Mentre gli altri dormivano, ci demmo subito da fare. Recuperammo un secchio terribilmente arrugginito, una mezza porta bruciacchiata che doveva servire da piano per l’impasto della farina. Con la stessa procedura messa in atto al Curò facemmo bollire la neve. Pulimmo alla bell’e meglio il secchio, mentre Filava provvedeva all’impasto della farina. L’operazione non era delle più facili con quei mezzi rudimentali. La farina impastata su quella tavola di legno aveva assunto un colore che tirava al nero. Cotta che fu la pasta, la scolammo lasciando gli gnocchi nel secchio e versandovi poi sopra il contenuto della scatoletta. Il risultato fu disastroso, Gli gnocchi erano immangiabili, rovinati dal “Mundus” il cui liquido era pestifero per non dire velenoso. Indescrivibili erano quei momenti.

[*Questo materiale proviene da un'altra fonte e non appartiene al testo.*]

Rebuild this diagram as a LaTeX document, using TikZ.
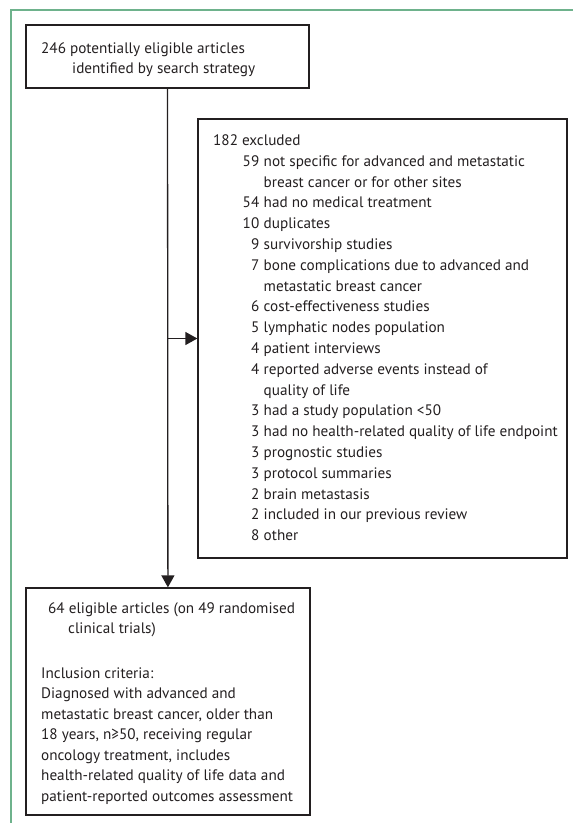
\documentclass[tikz,border=0pt]{standalone}
\usepackage{fontspec}
\setmainfont{PT Sans}
\usetikzlibrary{arrows.meta}
\definecolor{frame}{RGB}{110,178,140}
\definecolor{ink}{RGB}{35,31,32}
\begin{document}
\begin{tikzpicture}[x=1pt,y=-1pt,
  box/.style={draw=ink,line width=1.3pt,inner sep=0pt},
  txt/.style={inner sep=0pt,text=ink,font=\fontsize{15.2}{18}\selectfont},
  conn/.style={draw=ink,line width=1.3pt,-{Triangle[length=12pt,width=13pt]}}]
\useasboundingbox (0,0) rectangle (573,823);
\draw[frame,line width=1.8pt] (11,823) -- (11,10) -- (573,10);
% boxes
\node[box,minimum width=283,minimum height=63] (b1) at (167.5,56.5) {};
\node[box,minimum width=369,minimum height=439] (b2) at (382.5,338.5) {};
\node[box,minimum width=284,minimum height=227] (b3) at (168,701.5) {};
% box 1 text
\node[txt,anchor=base west] (a1) at (41,53) {246 potentially eligible articles};
\node[txt,anchor=base west] (a2) at (72,73) {identified by search strategy};
% box 2 text
\node[txt,anchor=base west] (x0) at (213,145.5) {182 excluded};
\foreach \k/\n/\t in {
 1/59/{not specific for advanced and metastatic},
 2//{breast cancer or for other sites},
 3/54/{had no medical treatment},
 4/10/{duplicates},
 5/9/{survivorship studies},
 6/7/{bone complications due to advanced and},
 7//{metastatic breast cancer},
 8/6/{cost-effectiveness studies},
 9/5/{lymphatic nodes population},
 10/4/{patient interviews},
 11/4/{reported adverse events instead of},
 12//{quality of life},
 13/3/{had a study population <50},
 14/3/{had no health-related quality of life endpoint},
 15/3/{prognostic studies},
 16/3/{protocol summaries},
 17/2/{brain metastasis},
 18/2/{included in our previous review},
 19/8/{other}}{
  \node[txt,anchor=base east] (n\k) at (259.5,145.5+20.8*\k) {\n};
  \node[txt,anchor=base west] (t\k) at (263.5,145.5+20.8*\k) {\t};
}
% box 3 text
\node[txt,anchor=base west] (c1) at (48,613) {64 eligible articles (on 49 randomised};
\node[txt,anchor=base west] (c2) at (68,633) {clinical trials)};
\foreach \k/\t in {
 0/{Inclusion criteria:},
 1/{Diagnosed with advanced and},
 2/{metastatic breast cancer, older than},
 3/{18 years, n≥50, receiving regular},
 4/{oncology treatment, includes},
 5/{health-related quality of life data and},
 6/{patient-reported outcomes assessment}}{
  \node[txt,anchor=base west] (i\k) at (41,678+20.5*\k) {\t};
}
% connectors
\draw[conn] (b1) -- (b3);
\draw[conn] (b1.south |- b2.west) -- (b2.west);
\end{tikzpicture}
\end{document}
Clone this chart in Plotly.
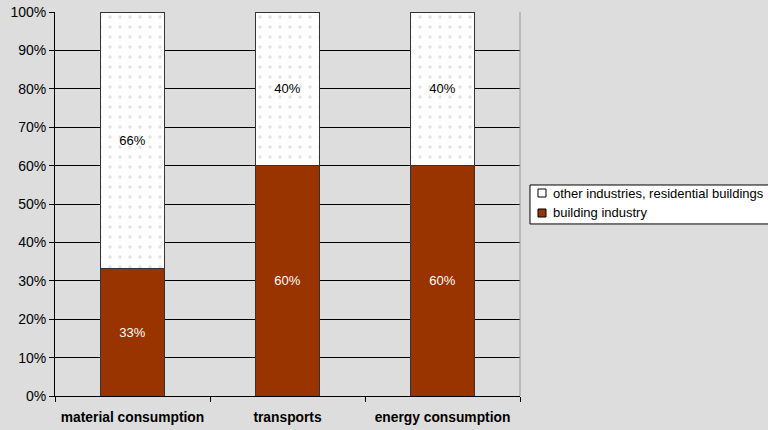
import plotly.graph_objects as go

categories = ["material consumption", "transports", "energy consumption"]
building = [33.3, 60, 60]
other = [66.7, 40, 40]
building_labels = ["33%", "60%", "60%"]
other_labels = ["66%", "40%", "40%"]
series_names = ["other industries, residential buildings", "building industry"]
series_colors = ["white", "#993300"]
y_ticks = [0, 10, 20, 30, 40, 50, 60, 70, 80, 90, 100]
y_tick_labels = [f"{v}%" for v in y_ticks]

fig = go.Figure()
fig.add_trace(go.Bar(
    x=categories, y=building, name=series_names[1],
    text=building_labels, textposition="inside", insidetextanchor="middle",
    textangle=0, textfont=dict(color="white", size=13, family="Arial"),
    marker=dict(color=series_colors[1], line=dict(color="#333333", width=1)),
    hoverinfo="skip",
))
fig.add_trace(go.Bar(
    x=categories, y=other, name=series_names[0],
    text=other_labels, textposition="inside", insidetextanchor="middle",
    textangle=0, textfont=dict(color="black", size=13, family="Arial"),
    marker=dict(color=series_colors[0], line=dict(color="#333333", width=1),
                pattern=dict(shape=".", fgcolor="#c8c8c8", bgcolor="white", size=10, solidity=0.1)),
    hoverinfo="skip",
))

fig.update_layout(
    width=768, height=430,
    barmode="stack", bargap=0.59,
    paper_bgcolor="#dddddd", plot_bgcolor="#dddddd",
    margin=dict(l=55, r=248, t=12, b=34, autoexpand=False),
    font=dict(family="Arial", size=13, color="black"),
    showlegend=False,
)
fig.update_yaxes(
    range=[0, 100], tickvals=y_ticks, ticktext=y_tick_labels,
    showgrid=True, gridcolor="black", gridwidth=1,
    showline=True, linecolor="black", linewidth=1,
    ticks="outside", ticklen=5, tickcolor="black",
    tickfont=dict(size=14), zeroline=False, fixedrange=True, automargin=False,
    ticklabeloverflow="allow",
)
fig.update_xaxes(
    showline=True, linecolor="black", linewidth=1,
    ticks="outside", ticklen=5, tickcolor="black", tickson="boundaries",
    tickfont=dict(size=13.8, family="Arial", weight="bold"),
    ticklabelstandoff=8, ticklabeloverflow="allow",
    showgrid=False, automargin=False, fixedrange=True,
)
# right border of plot area
fig.add_shape(type="line", xref="paper", yref="paper", x0=1, x1=1, y0=0, y1=1,
              line=dict(color="#999999", width=1))

# custom legend (box, swatches, labels)
fig.add_shape(type="rect", xref="paper", yref="paper", x0=1.0215, x1=1.56, y0=0.448, y1=0.5495,
              fillcolor="white", line=dict(color="black", width=1), layer="above")
sw_y = [(0.5182, 0.5391), (0.4661, 0.4870)]
txt_y = [0.5286, 0.4766]
for name, color, (y0, y1), ty in zip(series_names, series_colors, sw_y, txt_y):
    fig.add_shape(type="rect", xref="paper", yref="paper", x0=1.0387, x1=1.0559, y0=y0, y1=y1,
                  fillcolor=color, line=dict(color="black", width=1), layer="above")
    fig.add_annotation(text=name, xref="paper", yref="paper", x=1.0667, y=ty,
                       xanchor="left", yanchor="middle", showarrow=False,
                       font=dict(size=13, family="Arial", color="black"))

fig.write_html(
    "out.html",
    config={"displayModeBar": False},
    post_script="document.body.style.margin='0';document.body.style.background='#dddddd';",
)
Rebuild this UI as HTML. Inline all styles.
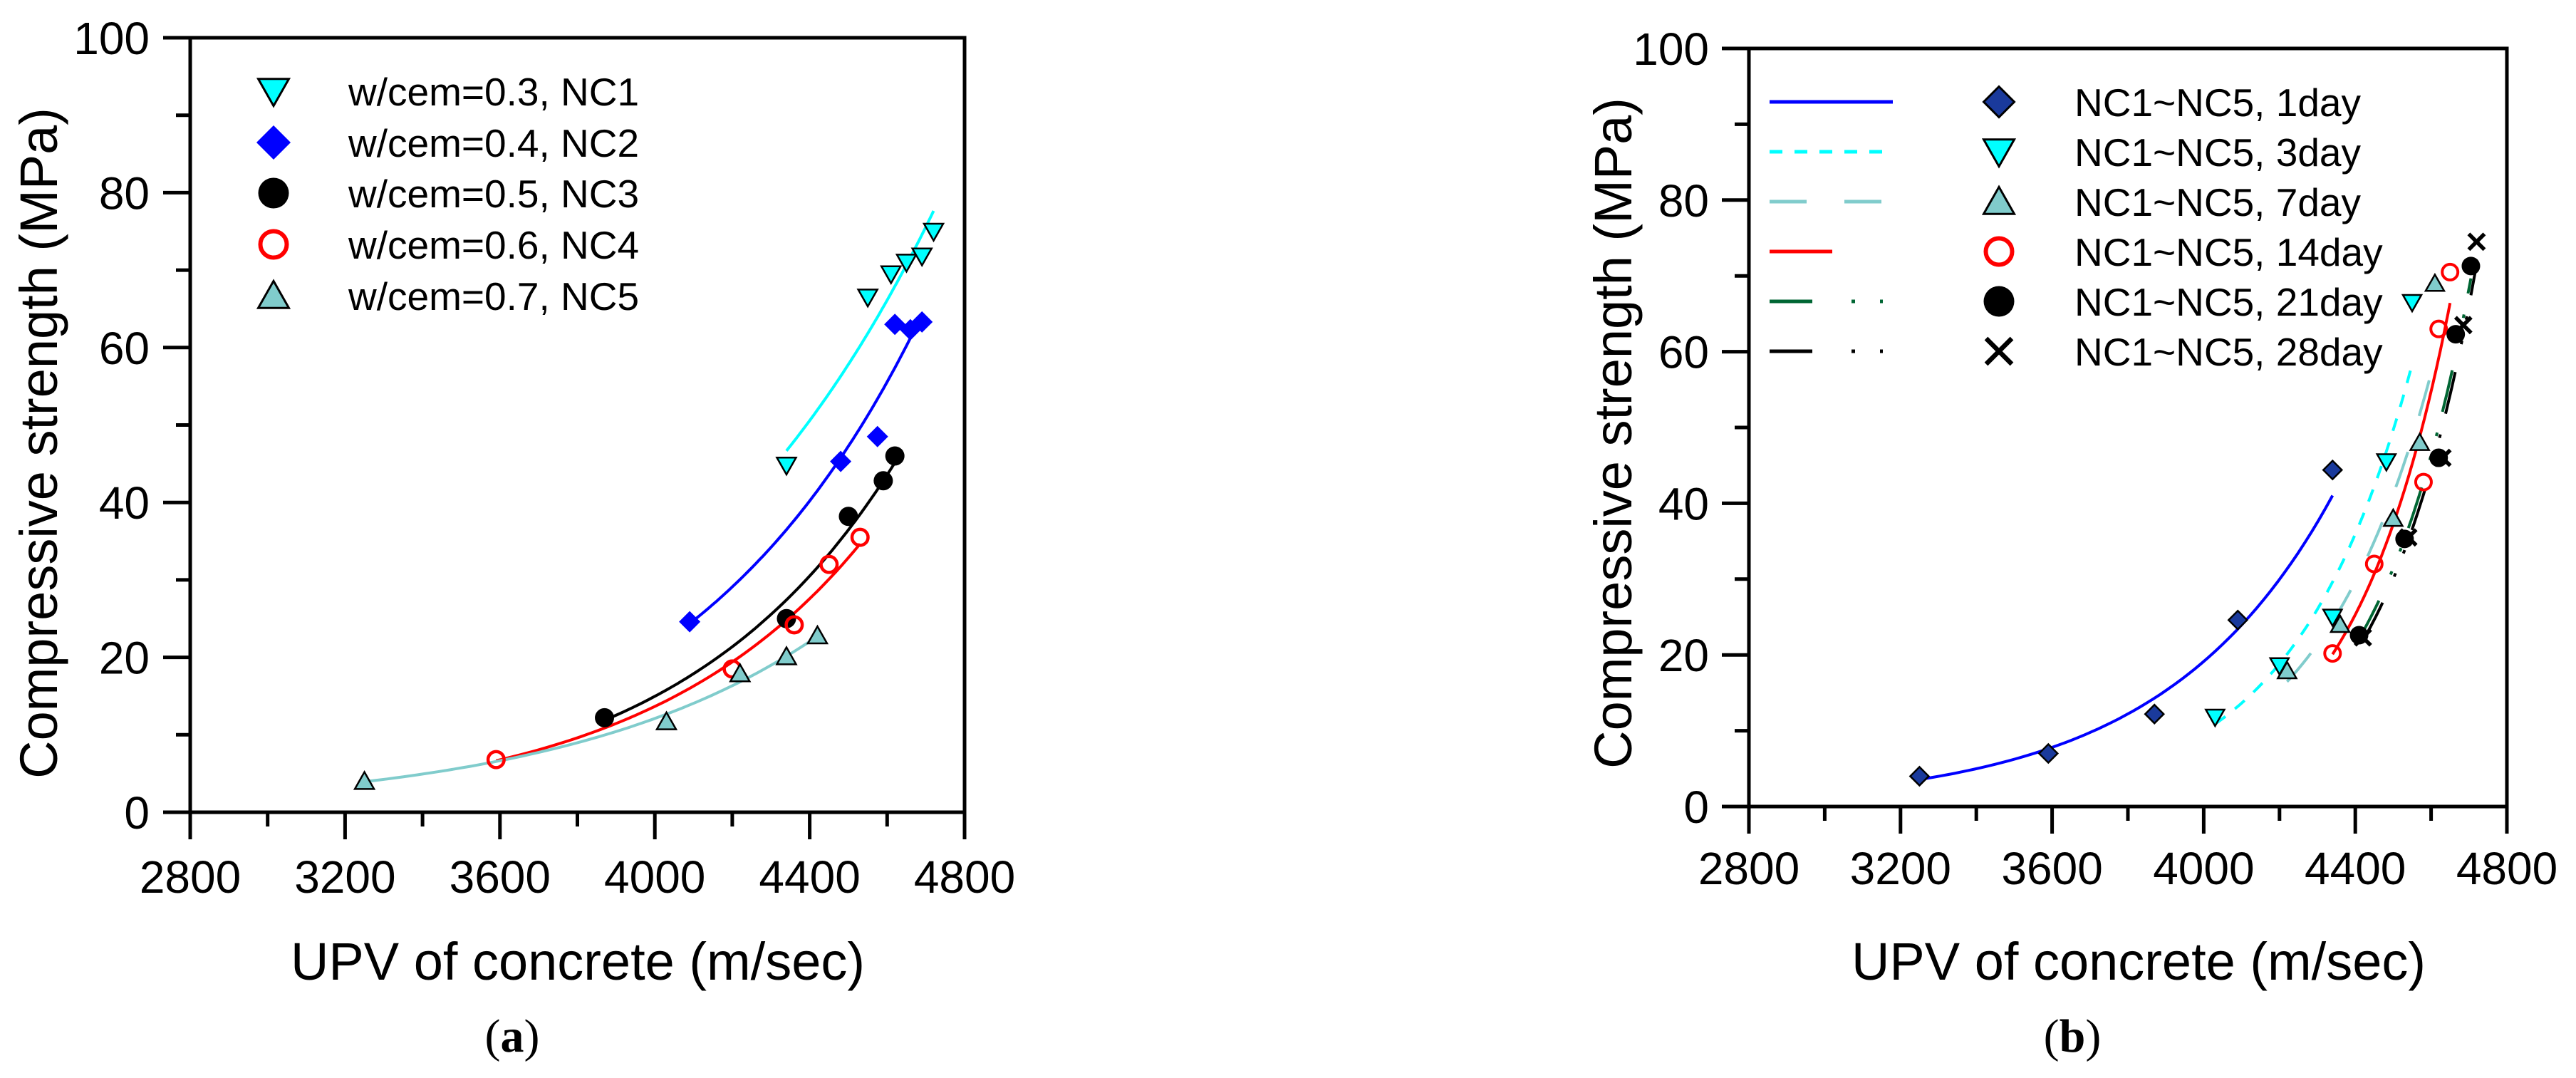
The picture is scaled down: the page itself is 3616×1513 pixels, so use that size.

Proprio quando il desiderio si faceva più intenso, al momento di cogliere il frutto di un lavoro costato fatica e che si vedeva andare tutto in fumo, subentrava lo sconforto che, unito alla fame, al sonno e alla stanchezza, diventava rabbia, delusione, ribellione.

Non ci demmo per vinti. Gettammo neve nel secchio per farla sciogliere e con l’acqua ricavata lavammo gli gnocchi due o tre volte fino a togliere il maleodorante profumo del “Mundus”. A quel punto, però, gli gnocchi non sapevano più di niente, anzi, erano diventati pezzi di pietra. Dopo questo risultato ritenemmo utile non svegliare nessuno per mangiare. A fatica ne ingoiammo tre o quattro e poi ci unimmo a coloro che stavano dormendo. Al mattino gli gnocchi che avevamo lasciato sulla tavola apparivano ai nostri occhi come un solo blocco di ghiaccio. Era debilitante guardare tutto quanto ci rimaneva per combattere la fame. Comunque non vi era altro da fare che dividere gli gnocchi in parti uguali e ognuno poi si sarebbe regolato nel modo in cui preferiva. La mia parte la misi in una tasca e, durante il cammino, ogni tanto ne prendevo uno, facendolo disgelare con il fiato prima di ingoiarlo Si trattava ancora di camminare”. 

Giuseppe Brighenti, Il partigiano Bibi, Walk Over, Bergamo, 1983, pp. 54, 56-57.